BEGIN DATA SHOWN

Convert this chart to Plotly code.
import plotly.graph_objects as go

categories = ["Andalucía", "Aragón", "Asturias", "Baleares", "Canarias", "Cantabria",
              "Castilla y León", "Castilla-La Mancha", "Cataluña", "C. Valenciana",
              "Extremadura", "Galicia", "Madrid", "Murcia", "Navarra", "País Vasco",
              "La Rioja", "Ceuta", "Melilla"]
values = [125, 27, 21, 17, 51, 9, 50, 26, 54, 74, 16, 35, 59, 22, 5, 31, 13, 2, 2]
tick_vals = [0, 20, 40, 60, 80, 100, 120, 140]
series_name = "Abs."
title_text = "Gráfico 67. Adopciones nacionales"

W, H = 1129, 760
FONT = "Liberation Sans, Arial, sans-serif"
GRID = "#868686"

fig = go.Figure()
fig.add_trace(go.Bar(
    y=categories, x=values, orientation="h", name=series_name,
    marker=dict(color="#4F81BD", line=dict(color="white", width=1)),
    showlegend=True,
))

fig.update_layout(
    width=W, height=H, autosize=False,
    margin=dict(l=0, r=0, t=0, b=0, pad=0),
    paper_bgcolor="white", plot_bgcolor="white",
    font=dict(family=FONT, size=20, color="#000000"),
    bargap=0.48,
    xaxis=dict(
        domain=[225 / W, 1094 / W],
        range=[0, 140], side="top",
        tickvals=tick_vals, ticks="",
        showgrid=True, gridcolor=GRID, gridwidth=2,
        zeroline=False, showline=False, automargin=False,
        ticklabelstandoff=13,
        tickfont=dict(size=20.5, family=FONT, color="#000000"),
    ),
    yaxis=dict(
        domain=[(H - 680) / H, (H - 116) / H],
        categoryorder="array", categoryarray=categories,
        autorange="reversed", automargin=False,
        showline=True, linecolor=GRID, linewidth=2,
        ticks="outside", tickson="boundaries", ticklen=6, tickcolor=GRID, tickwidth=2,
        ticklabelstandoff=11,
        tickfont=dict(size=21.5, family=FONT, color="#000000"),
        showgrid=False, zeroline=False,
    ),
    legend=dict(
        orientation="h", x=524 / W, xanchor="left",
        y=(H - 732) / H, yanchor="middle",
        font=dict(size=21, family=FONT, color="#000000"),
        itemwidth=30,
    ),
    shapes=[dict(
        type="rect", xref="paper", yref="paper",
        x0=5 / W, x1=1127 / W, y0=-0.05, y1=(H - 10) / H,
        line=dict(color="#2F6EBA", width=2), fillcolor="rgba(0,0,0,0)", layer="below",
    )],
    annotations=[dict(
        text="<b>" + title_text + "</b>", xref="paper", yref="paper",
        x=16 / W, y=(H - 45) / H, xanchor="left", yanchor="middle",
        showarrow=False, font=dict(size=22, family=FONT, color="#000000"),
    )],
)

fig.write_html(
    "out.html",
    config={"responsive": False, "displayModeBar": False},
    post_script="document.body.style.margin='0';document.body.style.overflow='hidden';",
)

END DATA SHOWN

Output the full listing without altering anything.

◆ SOLUTION:
Convert this chart to Plotly code.
import plotly.graph_objects as go

categories = ["Andalucía", "Aragón", "Asturias", "Baleares", "Canarias", "Cantabria",
              "Castilla y León", "Castilla-La Mancha", "Cataluña", "C. Valenciana",
              "Extremadura", "Galicia", "Madrid", "Murcia", "Navarra", "País Vasco",
              "La Rioja", "Ceuta", "Melilla"]
values = [125, 27, 21, 17, 51, 9, 50, 26, 54, 74, 16, 35, 59, 22, 5, 31, 13, 2, 2]
tick_vals = [0, 20, 40, 60, 80, 100, 120, 140]
series_name = "Abs."
title_text = "Gráfico 67. Adopciones nacionales"

W, H = 1129, 760
FONT = "Liberation Sans, Arial, sans-serif"
GRID = "#868686"

fig = go.Figure()
fig.add_trace(go.Bar(
    y=categories, x=values, orientation="h", name=series_name,
    marker=dict(color="#4F81BD", line=dict(color="white", width=1)),
    showlegend=True,
))

fig.update_layout(
    width=W, height=H, autosize=False,
    margin=dict(l=0, r=0, t=0, b=0, pad=0),
    paper_bgcolor="white", plot_bgcolor="white",
    font=dict(family=FONT, size=20, color="#000000"),
    bargap=0.48,
    xaxis=dict(
        domain=[225 / W, 1094 / W],
        range=[0, 140], side="top",
        tickvals=tick_vals, ticks="",
        showgrid=True, gridcolor=GRID, gridwidth=2,
        zeroline=False, showline=False, automargin=False,
        ticklabelstandoff=13,
        tickfont=dict(size=20.5, family=FONT, color="#000000"),
    ),
    yaxis=dict(
        domain=[(H - 680) / H, (H - 116) / H],
        categoryorder="array", categoryarray=categories,
        autorange="reversed", automargin=False,
        showline=True, linecolor=GRID, linewidth=2,
        ticks="outside", tickson="boundaries", ticklen=6, tickcolor=GRID, tickwidth=2,
        ticklabelstandoff=11,
        tickfont=dict(size=21.5, family=FONT, color="#000000"),
        showgrid=False, zeroline=False,
    ),
    legend=dict(
        orientation="h", x=524 / W, xanchor="left",
        y=(H - 732) / H, yanchor="middle",
        font=dict(size=21, family=FONT, color="#000000"),
        itemwidth=30,
    ),
    shapes=[dict(
        type="rect", xref="paper", yref="paper",
        x0=5 / W, x1=1127 / W, y0=-0.05, y1=(H - 10) / H,
        line=dict(color="#2F6EBA", width=2), fillcolor="rgba(0,0,0,0)", layer="below",
    )],
    annotations=[dict(
        text="<b>" + title_text + "</b>", xref="paper", yref="paper",
        x=16 / W, y=(H - 45) / H, xanchor="left", yanchor="middle",
        showarrow=False, font=dict(size=22, family=FONT, color="#000000"),
    )],
)

fig.write_html(
    "out.html",
    config={"responsive": False, "displayModeBar": False},
    post_script="document.body.style.margin='0';document.body.style.overflow='hidden';",
)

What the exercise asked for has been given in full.